**Short problem:**
Transcribe the full listing exactly, and drop every picture.

**Source data:**
========
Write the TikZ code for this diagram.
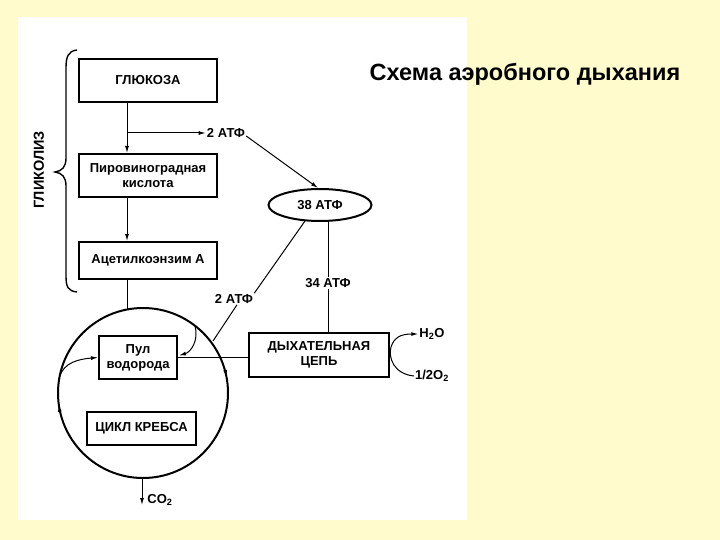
\documentclass[tikz,border=0pt]{standalone}
\usepackage{fontspec}
\setmainfont{Liberation Sans}
\usetikzlibrary{arrows.meta,shapes.geometric,decorations.markings,calc}
\definecolor{bgyellow}{RGB}{255,251,204}
\begin{document}
\begin{tikzpicture}[x=1pt,y=-1pt,
  boxa/.style={draw,line width=2pt,inner sep=0pt,align=center,font=\bfseries\fontsize{13}{15}\selectfont},
  lbl/.style={inner sep=1pt,font=\bfseries\fontsize{13}{14}\selectfont},
  conn/.style={line width=1pt},
  arr/.style={line width=1pt,-{Latex[length=7pt,width=4pt]}},
]
\useasboundingbox (0,0) rectangle (720,540);
\fill[bgyellow] (0,0) rectangle (720,540);
\fill[white] (18,17) rectangle (467,520);

\node[font=\bfseries\fontsize{23.5}{26}\selectfont] (title) at (525,74) {Схема аэробного дыхания};

% boxes
\node[boxa,minimum width=138pt,minimum height=43pt] (glu) at (148,80.5) {ГЛЮКОЗА};
\node[boxa,minimum width=138pt,minimum height=43pt] (pyr) at (148,175.5) {Пировиноградная\\кислота};
\node[boxa,minimum width=138pt,minimum height=37pt] (acet) at (148,260.5) {Ацетилкоэнзим А};
\node[boxa,minimum width=78pt,minimum height=43pt] (pool) at (138,357.5) {Пул\\водорода};
\node[boxa,minimum width=140pt,minimum height=44pt] (resp) at (319,355) {ДЫХАТЕЛЬНАЯ\\ЦЕПЬ};
\node[boxa,minimum width=109pt,minimum height=33pt] (krebs) at (141.5,428.5) {ЦИКЛ КРЕБСА};
\node[draw,ellipse,line width=2pt,minimum width=103pt,minimum height=32pt,inner sep=0pt,font=\bfseries\fontsize{13}{14}\selectfont] (atp38) at (320,205) {38 АТФ};

% labels
\node[lbl] (atp2a) at (226,133) {2 АТФ};
\node[lbl] (atp2b) at (234,299) {2 АТФ};
\node[lbl,fill=white] (atp34) at (328,283) {34 АТФ};
\node[lbl] (h2o) at (432,334) {H\textsubscript{2}O};
\node[lbl] (o2) at (432,376) {1/2O\textsubscript{2}};
\node[lbl] (co2) at (160,500) {CO\textsubscript{2}};
\node[font=\bfseries\fontsize{14.5}{16}\selectfont,rotate=90] (glyc) at (39,170) {ГЛИКОЛИЗ};

% Krebs circle
\coordinate (cc) at (143,393);
\draw[line width=2pt,postaction={decorate},
  decoration={markings,
    mark=at position 0.478 with {\arrow{Latex[length=7pt,width=4pt]}},
    mark=at position 0.97 with {\arrow{Latex[length=7pt,width=4pt]}}}]
  (cc) circle (85);

% coordinates on circle
\coordinate (ctop) at (127,309.6);
\coordinate (cbot) at (142,478);
\coordinate (co2end) at (142,505);
\coordinate (cin1) at (195,326);
\coordinate (cin2) at (213,341);
\coordinate (cleft) at (59.3,378);
\coordinate (branch) at (127,133);

% glycolysis chain
\draw[arr] (glu.south -| branch) -- (pyr.north -| branch);
\draw[arr] (branch) -- (atp2a.west);
\draw[arr] (pyr.south -| branch) -- (acet.north -| branch);
\draw[conn] (acet.south -| branch) -- (ctop);

% ATP connections
\draw[arr] ($(atp2a.east)+(0,3)$) -- ($(atp38.north)+(-2,0)$);
\draw[conn] ($(atp38.south)+(-15,-1)$) -- (atp2b.north east);
\draw[conn] ($(atp2b.south)+(3,0)$) -- (cin2);
\draw[conn] (atp38.south -| atp34) -- (atp34.north);
\draw[conn] (atp34.south) -- (resp.north -| atp34);

% inner arrows
\draw[arr] (cin1) .. controls (199,340) and (191,352) .. ($(pool.east)+(1,-2)$);
\draw[arr] (cleft) .. controls (63,362) and (80,359) .. (pool.west);
\draw[conn] (pool.east) -- (pool.east -| resp.west);

% CO2
\draw[arr] (cbot) -- (co2end);

% H2O / O2
\draw[arr] (o2.west) .. controls (394,374) and (388,358) .. (391,347)
  .. controls (394,338) and (400,334) .. (h2o.west);

% brace
\draw[line width=1.4pt] (77,50) .. controls (68,51) and (66,57) .. (66,68) -- (66,158)
  .. controls (66,167) and (62,171) .. (55,172)
  .. controls (62,173) and (66,177) .. (66,186) -- (66,276)
  .. controls (66,287) and (68,291) .. (77,292);
\end{tikzpicture}
\end{document}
========
**Output for this task:**
Write the TikZ code for this diagram.
\documentclass[tikz,border=0pt]{standalone}
\usepackage{fontspec}
\setmainfont{Liberation Sans}
\usetikzlibrary{arrows.meta,shapes.geometric,decorations.markings,calc}
\definecolor{bgyellow}{RGB}{255,251,204}
\begin{document}
\begin{tikzpicture}[x=1pt,y=-1pt,
  boxa/.style={draw,line width=2pt,inner sep=0pt,align=center,font=\bfseries\fontsize{13}{15}\selectfont},
  lbl/.style={inner sep=1pt,font=\bfseries\fontsize{13}{14}\selectfont},
  conn/.style={line width=1pt},
  arr/.style={line width=1pt,-{Latex[length=7pt,width=4pt]}},
]
\useasboundingbox (0,0) rectangle (720,540);
\fill[bgyellow] (0,0) rectangle (720,540);
\fill[white] (18,17) rectangle (467,520);

\node[font=\bfseries\fontsize{23.5}{26}\selectfont] (title) at (525,74) {Схема аэробного дыхания};

% boxes
\node[boxa,minimum width=138pt,minimum height=43pt] (glu) at (148,80.5) {ГЛЮКОЗА};
\node[boxa,minimum width=138pt,minimum height=43pt] (pyr) at (148,175.5) {Пировиноградная\\кислота};
\node[boxa,minimum width=138pt,minimum height=37pt] (acet) at (148,260.5) {Ацетилкоэнзим А};
\node[boxa,minimum width=78pt,minimum height=43pt] (pool) at (138,357.5) {Пул\\водорода};
\node[boxa,minimum width=140pt,minimum height=44pt] (resp) at (319,355) {ДЫХАТЕЛЬНАЯ\\ЦЕПЬ};
\node[boxa,minimum width=109pt,minimum height=33pt] (krebs) at (141.5,428.5) {ЦИКЛ КРЕБСА};
\node[draw,ellipse,line width=2pt,minimum width=103pt,minimum height=32pt,inner sep=0pt,font=\bfseries\fontsize{13}{14}\selectfont] (atp38) at (320,205) {38 АТФ};

% labels
\node[lbl] (atp2a) at (226,133) {2 АТФ};
\node[lbl] (atp2b) at (234,299) {2 АТФ};
\node[lbl,fill=white] (atp34) at (328,283) {34 АТФ};
\node[lbl] (h2o) at (432,334) {H\textsubscript{2}O};
\node[lbl] (o2) at (432,376) {1/2O\textsubscript{2}};
\node[lbl] (co2) at (160,500) {CO\textsubscript{2}};
\node[font=\bfseries\fontsize{14.5}{16}\selectfont,rotate=90] (glyc) at (39,170) {ГЛИКОЛИЗ};

% Krebs circle
\coordinate (cc) at (143,393);
\draw[line width=2pt,postaction={decorate},
  decoration={markings,
    mark=at position 0.478 with {\arrow{Latex[length=7pt,width=4pt]}},
    mark=at position 0.97 with {\arrow{Latex[length=7pt,width=4pt]}}}]
  (cc) circle (85);

% coordinates on circle
\coordinate (ctop) at (127,309.6);
\coordinate (cbot) at (142,478);
\coordinate (co2end) at (142,505);
\coordinate (cin1) at (195,326);
\coordinate (cin2) at (213,341);
\coordinate (cleft) at (59.3,378);
\coordinate (branch) at (127,133);

% glycolysis chain
\draw[arr] (glu.south -| branch) -- (pyr.north -| branch);
\draw[arr] (branch) -- (atp2a.west);
\draw[arr] (pyr.south -| branch) -- (acet.north -| branch);
\draw[conn] (acet.south -| branch) -- (ctop);

% ATP connections
\draw[arr] ($(atp2a.east)+(0,3)$) -- ($(atp38.north)+(-2,0)$);
\draw[conn] ($(atp38.south)+(-15,-1)$) -- (atp2b.north east);
\draw[conn] ($(atp2b.south)+(3,0)$) -- (cin2);
\draw[conn] (atp38.south -| atp34) -- (atp34.north);
\draw[conn] (atp34.south) -- (resp.north -| atp34);

% inner arrows
\draw[arr] (cin1) .. controls (199,340) and (191,352) .. ($(pool.east)+(1,-2)$);
\draw[arr] (cleft) .. controls (63,362) and (80,359) .. (pool.west);
\draw[conn] (pool.east) -- (pool.east -| resp.west);

% CO2
\draw[arr] (cbot) -- (co2end);

% H2O / O2
\draw[arr] (o2.west) .. controls (394,374) and (388,358) .. (391,347)
  .. controls (394,338) and (400,334) .. (h2o.west);

% brace
\draw[line width=1.4pt] (77,50) .. controls (68,51) and (66,57) .. (66,68) -- (66,158)
  .. controls (66,167) and (62,171) .. (55,172)
  .. controls (62,173) and (66,177) .. (66,186) -- (66,276)
  .. controls (66,287) and (68,291) .. (77,292);
\end{tikzpicture}
\end{document}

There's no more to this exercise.